Robert Sullivan

Personal information
- Full name: John Robert Sullivan
- Nationality: British
- Born: 19 June 1944 (age 82)
- Occupation: Judoka
- Spouse: Bonnie Tyler ​ ​(m. 1973; died 2026)​
- Relative: Catherine Zeta-Jones (cousin)

Sport
- Sport: Judo

= Robert Sullivan (judoka) =

British judoka (born 1944)

John Robert Sullivan (born 19 June 1944) is a British former judoka. He competed in the men's half-middleweight event at the 1972 Summer Olympics. In 1973 he married Welsh singer Bonnie Tyler.

== Career ==

=== Athletic career ===

Sullivan was a prominent competitive judoka in the early 1970s, competing in the men's half-middleweight division. At the 1972 Summer Olympics in Munich, he represented Great Britain at the Olympic Games, where he placed 18th overall. European Team Championships: He won a silver medal representing Great Britain at the 1972 championships held in the Netherlands.

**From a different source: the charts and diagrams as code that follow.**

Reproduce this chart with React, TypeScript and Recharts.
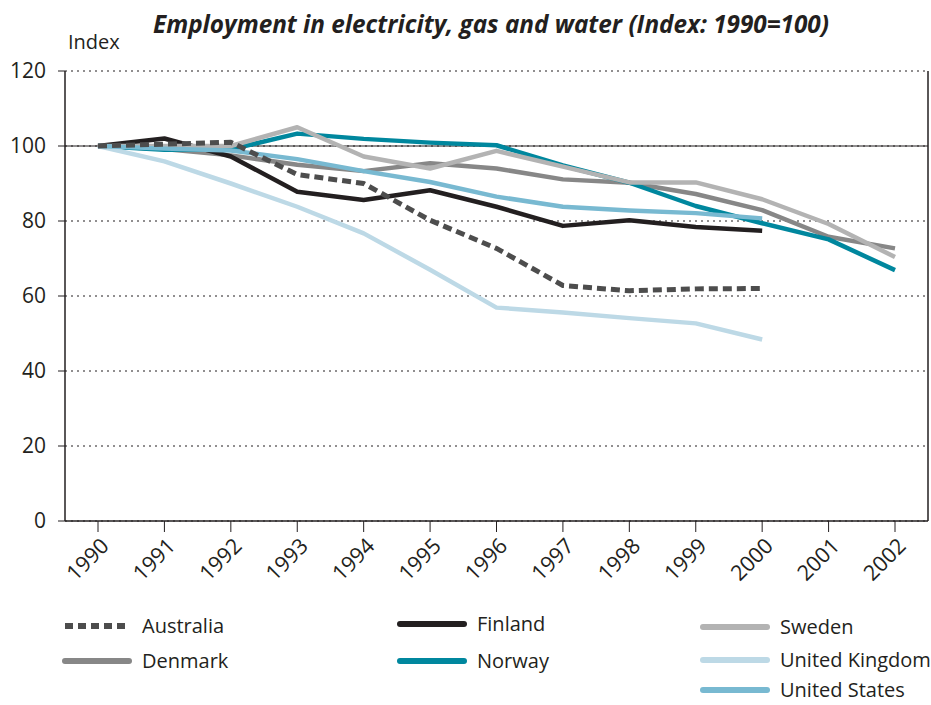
import { CartesianGrid, Line, LineChart, ReferenceLine, XAxis, YAxis } from "recharts"

const years = ["1990", "1991", "1992", "1993", "1994", "1995", "1996", "1997", "1998", "1999", "2000", "2001", "2002"]
const yTicks = [0, 20, 40, 60, 80, 100, 120]

const australia = [100, 100.5, 101, 92.4, 90, 80.2, 72.7, 62.8, 61.4, 61.9, 62, null, null]
const denmark = [100, 99.2, 97.5, 95, 93.3, 95.4, 94, 91.1, 90.2, 87.2, 82.9, 75.8, 72.7]
const finland = [100, 102, 97.2, 87.8, 85.6, 88.2, 83.8, 78.7, 80.2, 78.4, 77.4, null, null]
const norway = [100, 99, 99.1, 103.3, 101.9, 100.9, 100.2, 94.8, 90.2, 84, 79.4, 75.1, 66.9]
const sweden = [100, 100, 100, 105, 97.2, 94, 98.7, 94.5, 90.3, 90.3, 85.8, 79.2, 70.4]
const uk = [100, 95.9, 90, 83.8, 76.7, 67, 56.9, 55.6, 54.1, 52.7, 48.4, null, null]
const us = [100, 99.3, 98.8, 96.5, 93.3, 90.4, 86.5, 83.8, 82.8, 82.1, 80.7, null, null]

const series = [
  { key: "denmark", name: "Denmark", values: denmark, color: "#878787", dash: undefined },
  { key: "finland", name: "Finland", values: finland, color: "#231f20", dash: undefined },
  { key: "norway", name: "Norway", values: norway, color: "#00879e", dash: undefined },
  { key: "sweden", name: "Sweden", values: sweden, color: "#b3b3b3", dash: undefined },
  { key: "uk", name: "United Kingdom", values: uk, color: "#bdd9e6", dash: undefined },
  { key: "us", name: "United States", values: us, color: "#78b9d1", dash: undefined },
  { key: "australia", name: "Australia", values: australia, color: "#4d4d4d", dash: "9 5" },
]

// legend slots (sample start x, row y)
const legendPos: Record<string, [number, number]> = {
  australia: [65, 626],
  denmark: [65, 661],
  finland: [400, 624],
  norway: [400, 661],
  sweden: [703, 627],
  uk: [703, 660],
  us: [703, 690],
}

const data = years.map((y, i) => {
  const row: Record<string, any> = { year: y }
  series.forEach((s) => (row[s.key] = s.values[i]))
  return row
})

const labelFont = "'Open Sans', sans-serif"

function YearTick(props: any) {
  const { x, y, payload } = props
  return (
    <text
      transform={`translate(${x + 7},${y + 8}) rotate(-45)`}
      textAnchor="end"
      dy="0.35em"
      fontFamily={labelFont}
      fontSize={21.5}
      fill="#231f20"
    >
      {payload.value}
    </text>
  )
}

export default function App() {
  return (
    <div style={{ position: "absolute", left: 0, top: 0, width: 931, height: 705, background: "#fff", overflow: "hidden" }}>
      <div
        style={{
          position: "absolute",
          top: 9,
          left: 0,
          width: 982,
          textAlign: "center",
          fontFamily: "'Open Sans', sans-serif",
          fontStyle: "italic",
          fontWeight: 700,
          fontSize: 24.3,
          lineHeight: "30px",
          color: "#231f20",
        }}
      >
        Employment in electricity, gas and water (Index: 1990=100)
      </div>
      <div
        style={{ position: "absolute", left: 68, top: 28, fontFamily: labelFont, fontSize: 20, lineHeight: "28px", color: "#231f20" }}
      >
        Index
      </div>
      <LineChart width={931} height={705} data={data} margin={{ top: 71, right: 0, bottom: 0, left: 0 }}>
        <CartesianGrid vertical={false} stroke="#231f20" strokeDasharray="2 4" />
        <XAxis
          dataKey="year"
          padding={{ left: 33, right: 33 }}
          tickSize={11}
          tick={<YearTick />}
          axisLine={{ stroke: "#231f20", strokeWidth: 1.5 }}
          tickLine={{ stroke: "#231f20" }}
          interval={0}
          height={184}
        />
        <YAxis
          domain={[0, 120]}
          ticks={yTicks}
          width={65}
          tickSize={7}
          tickMargin={12}
          axisLine={{ stroke: "#231f20", strokeWidth: 1.5 }}
          tickLine={{ stroke: "#231f20" }}
          tick={{ fontFamily: labelFont, fontSize: 21, fill: "#231f20" }}
        />
        <YAxis yAxisId="right" orientation="right" width={3} tick={false} tickLine={false} axisLine={{ stroke: "#231f20", strokeWidth: 1.5 }} />
        <ReferenceLine y={100} stroke="#231f20" strokeWidth={1} />
        {series.map((s) => (
          <Line
            key={s.key}
            dataKey={s.key}
            name={s.name}
            stroke={s.color}
            strokeWidth={s.dash ? 5 : 4.5}
            strokeDasharray={s.dash}
            strokeLinejoin="round"
            dot={false}
            activeDot={false}
            isAnimationActive={false}
          />
        ))}
      </LineChart>
      {series.map((s) => {
        const [lx, ly] = legendPos[s.key]
        return (
          <div key={s.key}>
            <svg style={{ position: "absolute", left: lx - 4, top: ly - 6 }} width={74} height={12}>
              <line
                x1={4}
                y1={6}
                x2={68}
                y2={6}
                stroke={s.color}
                strokeWidth={6}
                strokeLinecap={s.dash ? "butt" : "round"}
                strokeDasharray={s.dash ? "8 5" : undefined}
              />
            </svg>
            <div
              style={{
                position: "absolute",
                left: lx + 77,
                top: ly - 9,
                fontFamily: labelFont,
                fontSize: 20,
                lineHeight: "18px",
                color: "#231f20",
                whiteSpace: "nowrap",
              }}
            >
              {s.name}
            </div>
          </div>
        )
      })}
    </div>
  )
}
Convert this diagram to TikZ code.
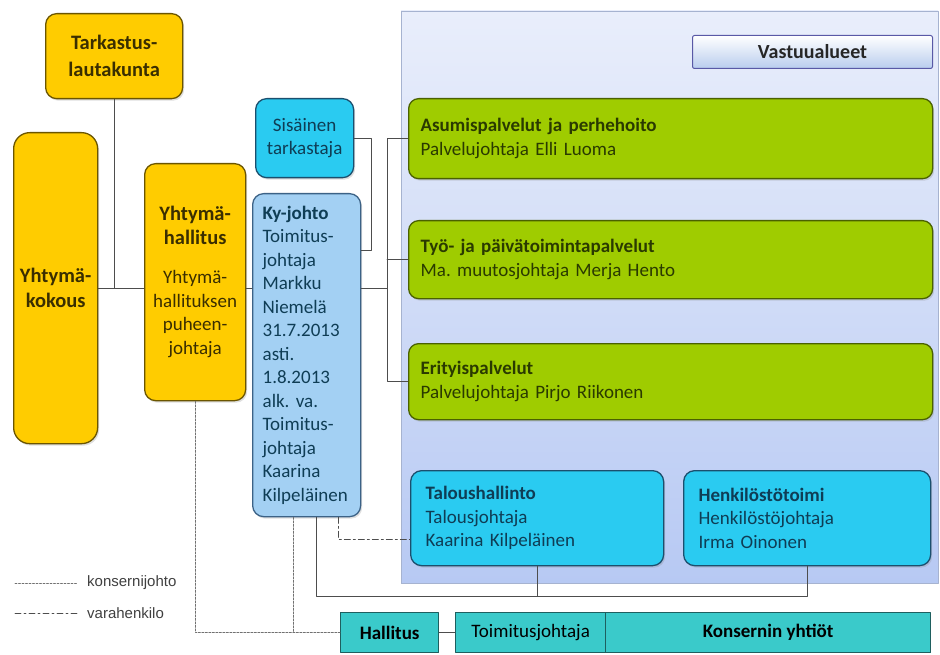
\documentclass[tikz,border=0pt]{standalone}
\usepackage{fontspec}
\setmainfont{Carlito}
\newfontfamily\selitefont{Liberation Sans}
\usetikzlibrary{shadows}
\frenchspacing
\definecolor{keltainen}{HTML}{FFCC00}
\definecolor{keltareuna}{HTML}{6B5500}
\definecolor{keltateksti}{HTML}{3A2E00}
\definecolor{syaani}{HTML}{2ACBF1}
\definecolor{syaanireuna}{HTML}{1B4F6E}
\definecolor{syaaniteksti}{HTML}{0F3D55}
\definecolor{vaalea}{HTML}{A3D0F3}
\definecolor{vaaleareuna}{HTML}{3C6286}
\definecolor{vihrea}{HTML}{9FCC00}
\definecolor{vihreareuna}{HTML}{4A6100}
\definecolor{vihreateksti}{HTML}{2A3A00}
\definecolor{turkoosi}{HTML}{3ACACA}
\definecolor{turkoosireuna}{HTML}{1E5F5F}
\definecolor{paneeliyla}{HTML}{E9EEFB}
\definecolor{paneeliala}{HTML}{B7C9F3}
\definecolor{otsikkoala}{HTML}{B9CDEE}
\definecolor{viiva}{HTML}{4D4D4D}
\begin{document}
\spaceskip=3.4pt plus 1pt minus 0.5pt
\begin{tikzpicture}[x=1pt,y=-1pt, line join=round, line cap=round,
    font=\fontsize{19}{23.5}\selectfont,
    varjo/.style={drop shadow={opacity=0.25, shadow xshift=1.5pt, shadow yshift=-2pt}},
    laatikko/.style={draw, line width=1.3pt, rounded corners=11pt, inner sep=0pt, anchor=north west},
    kelta/.style={laatikko, varjo, draw=keltareuna, fill=keltainen, text=keltateksti, align=center},
    syaani/.style={laatikko, varjo, draw=syaanireuna, fill=syaani, text=syaaniteksti},
    vihrea/.style={laatikko, varjo, draw=vihreareuna, fill=vihrea, text=vihreateksti, rounded corners=10pt,
        inner xsep=12pt, align=left, minimum width=524},
    turkoosi/.style={laatikko, draw=turkoosireuna, fill=turkoosi, rounded corners=0pt, minimum height=40, text=black},
    yhteys/.style={draw=viiva, line width=0.9pt},
    konserni/.style={draw=viiva!80, line width=0.9pt, dash pattern=on 2pt off 1.5pt},
    vara/.style={draw=viiva, line width=0.9pt, dash pattern=on 6pt off 3pt on 2pt off 3pt}]
\useasboundingbox (0,0) rectangle (940,655);
% vastuualueiden tausta
\shade[top color=paneeliyla, bottom color=paneeliala] (401,11) rectangle (938,583);
\draw[draw=paneeliala!70!gray, line width=0.8pt] (401,11) rectangle (938,583);
\node[laatikko, rounded corners=2pt, draw=gray!70!blue, line width=1pt, top color=white, bottom color=otsikkoala,
    minimum width=240, minimum height=33, font=\fontsize{20}{24}\selectfont\bfseries, text=black!85] (vastuu) at (692,35) {Vastuualueet};
% toimielimet
\node[kelta, minimum width=137, minimum height=85, font=\fontsize{20.5}{27}\selectfont\bfseries] (tark) at (45,13) {Tarkastus-\\lautakunta};
\node[kelta, rounded corners=16pt, minimum width=84, minimum height=311, font=\fontsize{20.5}{25}\selectfont\bfseries] (kokous) at (13,132) {Yhtymä-\\kokous};
\node[kelta, minimum width=101, minimum height=237] (hallitus) at (144,163) {\fontsize{20.5}{25}\selectfont\bfseries Yhtymä-\\\fontsize{20.5}{25}\selectfont\bfseries hallitus\\[16pt]Yhtymä-\\hallituksen\\puheen-\\johtaja};
\node[syaani, align=center, minimum width=98, minimum height=79] (sis) at (255,98) {Sisäinen\\tarkastaja};
\node[laatikko, varjo, draw=vaaleareuna, fill=vaalea, text=syaaniteksti, align=left, inner xsep=10pt, text width=88,
    minimum width=108, minimum height=323] (kyjohto) at (252,193)
    {\textbf{Ky-johto}\\Toimitus-\\johtaja\\Markku\\Niemelä\\31.7.2013\\asti.\\1.8.2013\\alk. va.\\Toimitus-\\johtaja\\Kaarina\\Kilpeläinen};
% vastuualueet
\node[vihrea, text width=500, minimum height=80] (asum) at (408,98) {\textbf{Asumispalvelut ja perhehoito}\\Palvelujohtaja Elli Luoma};
\node[vihrea, text width=500, minimum height=78] (tyo) at (408,220) {\textbf{Työ- ja päivätoimintapalvelut}\\Ma. muutosjohtaja Merja Hento};
\node[vihrea, text width=500, minimum height=76] (erit) at (408,343) {\textbf{Erityispalvelut}\\Palvelujohtaja Pirjo Riikonen};
\node[syaani, align=left, inner xsep=15pt, text width=223, minimum width=253, minimum height=95] (talous) at (410,470)
    {\textbf{Taloushallinto}\\Talousjohtaja\\Kaarina Kilpeläinen};
\node[syaani, align=left, inner xsep=15pt, text width=217, minimum width=247, minimum height=95] (henk) at (683,470)
    {\textbf{Henkilöstötoimi}\\Henkilöstöjohtaja\\Irma Oinonen};
% konserni
\node[turkoosi, minimum width=98, font=\fontsize{19}{23}\selectfont\bfseries] (hall) at (340,612) {Hallitus};
\node[turkoosi, minimum width=150] (toimjoht) at (455,612) {Toimitusjohtaja};
\node[turkoosi, minimum width=325, font=\fontsize{19}{23}\selectfont\bfseries] (yhtiot) at (605,612) {Konsernin yhtiöt};
% selitteet
\node[anchor=west, inner sep=0pt, font=\selitefont\fontsize{15}{18}\selectfont, text=black!75] (konsteksti) at (87,583) {konsernijohto};
\node[anchor=west, inner sep=0pt, font=\selitefont\fontsize{15}{18}\selectfont, text=black!75] (varateksti) at (87,613) {varahenkilo};
\coordinate (konsalku) at (15,583);
\coordinate (vara_alku) at (15,613);
\draw[konserni] (konsalku) -- ([xshift=-9pt]konsteksti.west);
\draw[vara] (vara_alku) -- ([xshift=-9pt]varateksti.west);
% yhteydet
\coordinate (haara) at (387,288);
\coordinate (pohja) at (316,596);
\draw[yhteys] (tark.south) -- (tark.south |- kokous.east);
\draw[yhteys] (kokous.east) -- (kokous.east -| hallitus.west);
\draw[yhteys] (hallitus.east |- haara) -- (kyjohto.west |- haara);
\draw[yhteys] (sis.east) -- ++(17,0) |- (kyjohto.east |- 0,250);
\draw[yhteys] (kyjohto.east |- haara) -- (haara);
\draw[yhteys] (asum.west) -- (asum.west -| haara) |- (erit.west);
\draw[yhteys] (tyo.west) -- (tyo.west -| haara);
\draw[yhteys] (kyjohto.south -| pohja) -- (pohja) -| (henk.south);
\draw[yhteys] (talous.south) -- (talous.south |- pohja);
\draw[yhteys] (hall.east) -- (toimjoht.west);
\draw[vara] (kyjohto.south -| 338,0) |- (talous.west |- 0,539);
\draw[konserni] (hallitus.south) |- (hall.west);
\draw[konserni] (kyjohto.south -| 293,0) -- (hall.west -| 293,0);
\end{tikzpicture}
\end{document}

=== Business and property ===
Following his retirement from sports, Sullivan became a successful property developer. Alongside his wife, Bonnie Tyler, he managed an extensive international real estate portfolio that included residential and commercial properties in the UK, Portugal, and New Zealand.

== Personal life ==
Sullivan married Welsh singer Gaynor Hopkins, known professionally as Bonnie Tyler, on 14 July 1973. The couple remained together for over 50 years until her death from medical complications in July 2026. They did not have children.

The couple divided their time between homes in Mumbles, South Wales, and Albufeira, Portugal. They also own a farm in New Zealand. Sullivan is a cousin of Academy Award-winning actress Catherine Zeta-Jones.